start Data rows

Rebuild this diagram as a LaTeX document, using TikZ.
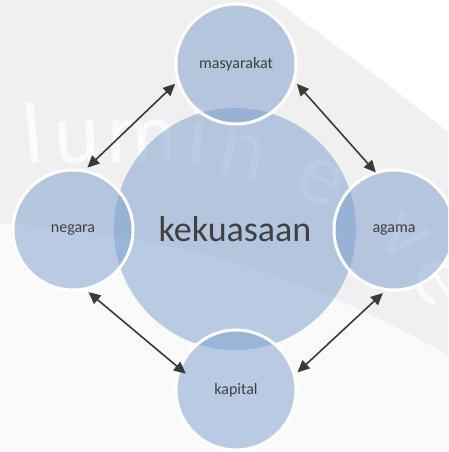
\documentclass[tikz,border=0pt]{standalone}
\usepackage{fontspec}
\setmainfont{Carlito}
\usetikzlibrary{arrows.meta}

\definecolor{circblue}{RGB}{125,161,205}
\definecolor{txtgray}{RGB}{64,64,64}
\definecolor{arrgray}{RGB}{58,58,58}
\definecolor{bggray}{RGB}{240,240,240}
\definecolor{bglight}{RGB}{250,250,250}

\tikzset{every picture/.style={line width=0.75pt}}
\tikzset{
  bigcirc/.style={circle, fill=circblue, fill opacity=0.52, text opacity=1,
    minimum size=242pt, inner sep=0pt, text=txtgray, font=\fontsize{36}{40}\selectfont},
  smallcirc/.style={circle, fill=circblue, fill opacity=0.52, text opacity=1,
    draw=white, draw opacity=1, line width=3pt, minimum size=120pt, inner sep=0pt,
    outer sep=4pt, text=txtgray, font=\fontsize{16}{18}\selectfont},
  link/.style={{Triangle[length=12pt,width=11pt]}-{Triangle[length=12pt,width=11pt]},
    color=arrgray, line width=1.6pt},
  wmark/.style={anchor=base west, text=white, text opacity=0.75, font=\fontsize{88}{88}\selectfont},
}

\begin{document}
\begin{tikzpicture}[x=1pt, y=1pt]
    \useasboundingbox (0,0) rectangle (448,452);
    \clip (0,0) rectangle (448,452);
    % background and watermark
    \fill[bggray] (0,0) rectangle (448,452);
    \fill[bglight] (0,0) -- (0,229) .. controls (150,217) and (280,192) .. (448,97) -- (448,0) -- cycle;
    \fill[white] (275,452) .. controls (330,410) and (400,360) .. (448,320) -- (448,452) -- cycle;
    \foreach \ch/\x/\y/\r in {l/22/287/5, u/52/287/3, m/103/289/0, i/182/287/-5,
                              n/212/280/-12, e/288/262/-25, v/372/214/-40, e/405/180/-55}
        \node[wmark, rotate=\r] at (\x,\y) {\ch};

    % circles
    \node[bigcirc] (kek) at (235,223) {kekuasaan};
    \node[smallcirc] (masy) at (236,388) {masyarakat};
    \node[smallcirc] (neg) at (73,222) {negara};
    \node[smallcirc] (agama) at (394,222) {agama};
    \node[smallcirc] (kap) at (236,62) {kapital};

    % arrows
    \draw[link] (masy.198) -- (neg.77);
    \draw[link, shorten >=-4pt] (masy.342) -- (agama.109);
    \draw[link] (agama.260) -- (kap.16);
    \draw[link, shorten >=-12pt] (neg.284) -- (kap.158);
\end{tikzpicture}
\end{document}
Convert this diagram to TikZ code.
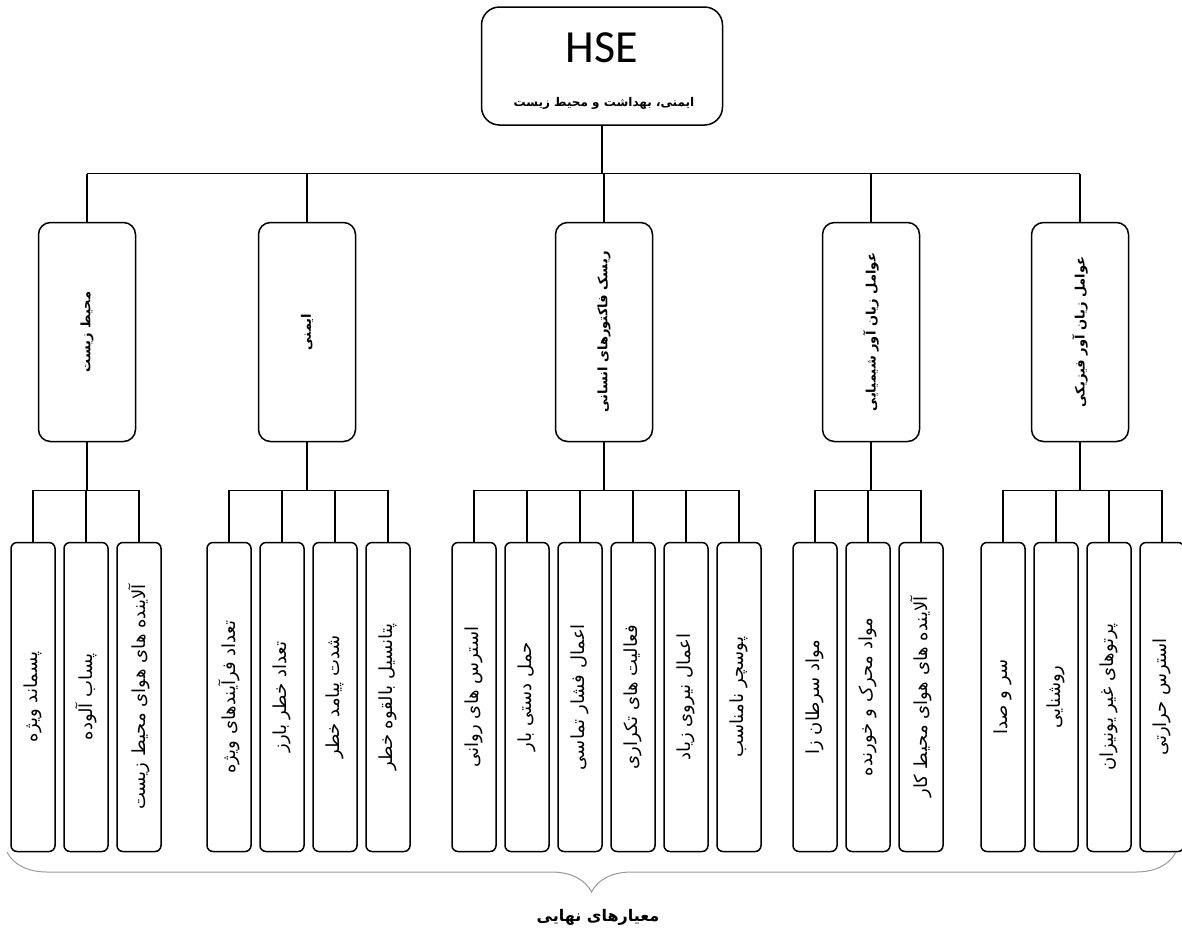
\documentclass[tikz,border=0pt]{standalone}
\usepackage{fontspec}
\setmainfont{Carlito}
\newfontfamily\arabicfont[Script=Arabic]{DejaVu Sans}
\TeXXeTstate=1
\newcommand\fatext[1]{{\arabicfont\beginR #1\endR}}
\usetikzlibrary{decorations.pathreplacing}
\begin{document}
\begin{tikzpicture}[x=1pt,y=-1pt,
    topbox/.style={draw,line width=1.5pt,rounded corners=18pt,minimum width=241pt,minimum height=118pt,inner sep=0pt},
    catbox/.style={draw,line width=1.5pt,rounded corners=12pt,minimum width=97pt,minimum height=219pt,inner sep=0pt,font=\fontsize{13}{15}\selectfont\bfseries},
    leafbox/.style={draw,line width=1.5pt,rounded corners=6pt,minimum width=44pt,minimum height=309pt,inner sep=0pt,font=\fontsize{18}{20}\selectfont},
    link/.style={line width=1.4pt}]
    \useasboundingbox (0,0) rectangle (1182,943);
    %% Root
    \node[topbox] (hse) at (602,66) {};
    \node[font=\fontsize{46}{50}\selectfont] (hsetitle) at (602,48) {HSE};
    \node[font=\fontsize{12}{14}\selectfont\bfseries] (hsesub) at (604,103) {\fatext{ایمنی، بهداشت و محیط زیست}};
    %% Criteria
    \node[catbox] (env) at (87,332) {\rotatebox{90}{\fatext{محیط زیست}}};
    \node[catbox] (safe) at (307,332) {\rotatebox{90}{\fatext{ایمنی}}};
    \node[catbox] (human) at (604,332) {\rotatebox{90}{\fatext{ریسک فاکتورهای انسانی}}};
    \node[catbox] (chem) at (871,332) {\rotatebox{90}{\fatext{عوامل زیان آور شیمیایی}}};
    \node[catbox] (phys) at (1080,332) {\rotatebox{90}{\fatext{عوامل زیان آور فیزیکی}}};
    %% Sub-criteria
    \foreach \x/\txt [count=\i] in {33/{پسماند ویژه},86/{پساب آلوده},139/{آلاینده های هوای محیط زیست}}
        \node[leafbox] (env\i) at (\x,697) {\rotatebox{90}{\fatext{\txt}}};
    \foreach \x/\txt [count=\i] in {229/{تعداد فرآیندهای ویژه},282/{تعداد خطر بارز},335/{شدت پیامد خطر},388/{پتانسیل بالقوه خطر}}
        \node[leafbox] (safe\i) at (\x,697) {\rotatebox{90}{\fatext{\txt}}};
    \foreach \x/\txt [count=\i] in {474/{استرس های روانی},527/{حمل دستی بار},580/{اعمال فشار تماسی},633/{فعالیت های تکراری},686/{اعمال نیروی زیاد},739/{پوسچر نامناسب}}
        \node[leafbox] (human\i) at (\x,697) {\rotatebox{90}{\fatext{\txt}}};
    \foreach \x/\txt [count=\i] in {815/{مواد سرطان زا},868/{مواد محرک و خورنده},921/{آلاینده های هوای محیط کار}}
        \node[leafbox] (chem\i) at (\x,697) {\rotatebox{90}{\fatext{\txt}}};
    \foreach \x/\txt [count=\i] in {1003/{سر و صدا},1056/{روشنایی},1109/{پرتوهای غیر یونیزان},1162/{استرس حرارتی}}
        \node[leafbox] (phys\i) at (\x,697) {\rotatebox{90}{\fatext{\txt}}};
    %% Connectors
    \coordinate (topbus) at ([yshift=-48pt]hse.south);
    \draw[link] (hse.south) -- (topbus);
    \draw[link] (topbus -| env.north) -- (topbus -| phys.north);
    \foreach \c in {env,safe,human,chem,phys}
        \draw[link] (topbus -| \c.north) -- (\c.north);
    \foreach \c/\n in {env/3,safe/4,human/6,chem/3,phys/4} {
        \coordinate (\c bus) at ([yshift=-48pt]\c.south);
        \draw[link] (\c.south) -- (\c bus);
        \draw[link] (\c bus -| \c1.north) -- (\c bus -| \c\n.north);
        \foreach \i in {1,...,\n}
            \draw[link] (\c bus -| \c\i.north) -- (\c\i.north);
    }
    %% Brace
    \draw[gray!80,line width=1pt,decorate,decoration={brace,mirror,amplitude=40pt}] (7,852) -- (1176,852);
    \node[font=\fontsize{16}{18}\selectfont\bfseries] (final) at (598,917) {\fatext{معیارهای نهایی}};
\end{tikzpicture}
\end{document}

end Data rows

--- Exercise ---
All of the records above must be copied exactly, except for the pictures.

--- Solution for this problem ---
Rebuild this diagram as a LaTeX document, using TikZ.
\documentclass[tikz,border=0pt]{standalone}
\usepackage{fontspec}
\setmainfont{Carlito}
\usetikzlibrary{arrows.meta}

\definecolor{circblue}{RGB}{125,161,205}
\definecolor{txtgray}{RGB}{64,64,64}
\definecolor{arrgray}{RGB}{58,58,58}
\definecolor{bggray}{RGB}{240,240,240}
\definecolor{bglight}{RGB}{250,250,250}

\tikzset{every picture/.style={line width=0.75pt}}
\tikzset{
  bigcirc/.style={circle, fill=circblue, fill opacity=0.52, text opacity=1,
    minimum size=242pt, inner sep=0pt, text=txtgray, font=\fontsize{36}{40}\selectfont},
  smallcirc/.style={circle, fill=circblue, fill opacity=0.52, text opacity=1,
    draw=white, draw opacity=1, line width=3pt, minimum size=120pt, inner sep=0pt,
    outer sep=4pt, text=txtgray, font=\fontsize{16}{18}\selectfont},
  link/.style={{Triangle[length=12pt,width=11pt]}-{Triangle[length=12pt,width=11pt]},
    color=arrgray, line width=1.6pt},
  wmark/.style={anchor=base west, text=white, text opacity=0.75, font=\fontsize{88}{88}\selectfont},
}

\begin{document}
\begin{tikzpicture}[x=1pt, y=1pt]
    \useasboundingbox (0,0) rectangle (448,452);
    \clip (0,0) rectangle (448,452);
    % background and watermark
    \fill[bggray] (0,0) rectangle (448,452);
    \fill[bglight] (0,0) -- (0,229) .. controls (150,217) and (280,192) .. (448,97) -- (448,0) -- cycle;
    \fill[white] (275,452) .. controls (330,410) and (400,360) .. (448,320) -- (448,452) -- cycle;
    \foreach \ch/\x/\y/\r in {l/22/287/5, u/52/287/3, m/103/289/0, i/182/287/-5,
                              n/212/280/-12, e/288/262/-25, v/372/214/-40, e/405/180/-55}
        \node[wmark, rotate=\r] at (\x,\y) {\ch};

    % circles
    \node[bigcirc] (kek) at (235,223) {kekuasaan};
    \node[smallcirc] (masy) at (236,388) {masyarakat};
    \node[smallcirc] (neg) at (73,222) {negara};
    \node[smallcirc] (agama) at (394,222) {agama};
    \node[smallcirc] (kap) at (236,62) {kapital};

    % arrows
    \draw[link] (masy.198) -- (neg.77);
    \draw[link, shorten >=-4pt] (masy.342) -- (agama.109);
    \draw[link] (agama.260) -- (kap.16);
    \draw[link, shorten >=-12pt] (neg.284) -- (kap.158);
\end{tikzpicture}
\end{document}
Convert this diagram to TikZ code.
\documentclass[tikz,border=0pt]{standalone}
\usepackage{fontspec}
\setmainfont{Carlito}
\newfontfamily\arabicfont[Script=Arabic]{DejaVu Sans}
\TeXXeTstate=1
\newcommand\fatext[1]{{\arabicfont\beginR #1\endR}}
\usetikzlibrary{decorations.pathreplacing}
\begin{document}
\begin{tikzpicture}[x=1pt,y=-1pt,
    topbox/.style={draw,line width=1.5pt,rounded corners=18pt,minimum width=241pt,minimum height=118pt,inner sep=0pt},
    catbox/.style={draw,line width=1.5pt,rounded corners=12pt,minimum width=97pt,minimum height=219pt,inner sep=0pt,font=\fontsize{13}{15}\selectfont\bfseries},
    leafbox/.style={draw,line width=1.5pt,rounded corners=6pt,minimum width=44pt,minimum height=309pt,inner sep=0pt,font=\fontsize{18}{20}\selectfont},
    link/.style={line width=1.4pt}]
    \useasboundingbox (0,0) rectangle (1182,943);
    %% Root
    \node[topbox] (hse) at (602,66) {};
    \node[font=\fontsize{46}{50}\selectfont] (hsetitle) at (602,48) {HSE};
    \node[font=\fontsize{12}{14}\selectfont\bfseries] (hsesub) at (604,103) {\fatext{ایمنی، بهداشت و محیط زیست}};
    %% Criteria
    \node[catbox] (env) at (87,332) {\rotatebox{90}{\fatext{محیط زیست}}};
    \node[catbox] (safe) at (307,332) {\rotatebox{90}{\fatext{ایمنی}}};
    \node[catbox] (human) at (604,332) {\rotatebox{90}{\fatext{ریسک فاکتورهای انسانی}}};
    \node[catbox] (chem) at (871,332) {\rotatebox{90}{\fatext{عوامل زیان آور شیمیایی}}};
    \node[catbox] (phys) at (1080,332) {\rotatebox{90}{\fatext{عوامل زیان آور فیزیکی}}};
    %% Sub-criteria
    \foreach \x/\txt [count=\i] in {33/{پسماند ویژه},86/{پساب آلوده},139/{آلاینده های هوای محیط زیست}}
        \node[leafbox] (env\i) at (\x,697) {\rotatebox{90}{\fatext{\txt}}};
    \foreach \x/\txt [count=\i] in {229/{تعداد فرآیندهای ویژه},282/{تعداد خطر بارز},335/{شدت پیامد خطر},388/{پتانسیل بالقوه خطر}}
        \node[leafbox] (safe\i) at (\x,697) {\rotatebox{90}{\fatext{\txt}}};
    \foreach \x/\txt [count=\i] in {474/{استرس های روانی},527/{حمل دستی بار},580/{اعمال فشار تماسی},633/{فعالیت های تکراری},686/{اعمال نیروی زیاد},739/{پوسچر نامناسب}}
        \node[leafbox] (human\i) at (\x,697) {\rotatebox{90}{\fatext{\txt}}};
    \foreach \x/\txt [count=\i] in {815/{مواد سرطان زا},868/{مواد محرک و خورنده},921/{آلاینده های هوای محیط کار}}
        \node[leafbox] (chem\i) at (\x,697) {\rotatebox{90}{\fatext{\txt}}};
    \foreach \x/\txt [count=\i] in {1003/{سر و صدا},1056/{روشنایی},1109/{پرتوهای غیر یونیزان},1162/{استرس حرارتی}}
        \node[leafbox] (phys\i) at (\x,697) {\rotatebox{90}{\fatext{\txt}}};
    %% Connectors
    \coordinate (topbus) at ([yshift=-48pt]hse.south);
    \draw[link] (hse.south) -- (topbus);
    \draw[link] (topbus -| env.north) -- (topbus -| phys.north);
    \foreach \c in {env,safe,human,chem,phys}
        \draw[link] (topbus -| \c.north) -- (\c.north);
    \foreach \c/\n in {env/3,safe/4,human/6,chem/3,phys/4} {
        \coordinate (\c bus) at ([yshift=-48pt]\c.south);
        \draw[link] (\c.south) -- (\c bus);
        \draw[link] (\c bus -| \c1.north) -- (\c bus -| \c\n.north);
        \foreach \i in {1,...,\n}
            \draw[link] (\c bus -| \c\i.north) -- (\c\i.north);
    }
    %% Brace
    \draw[gray!80,line width=1pt,decorate,decoration={brace,mirror,amplitude=40pt}] (7,852) -- (1176,852);
    \node[font=\fontsize{16}{18}\selectfont\bfseries] (final) at (598,917) {\fatext{معیارهای نهایی}};
\end{tikzpicture}
\end{document}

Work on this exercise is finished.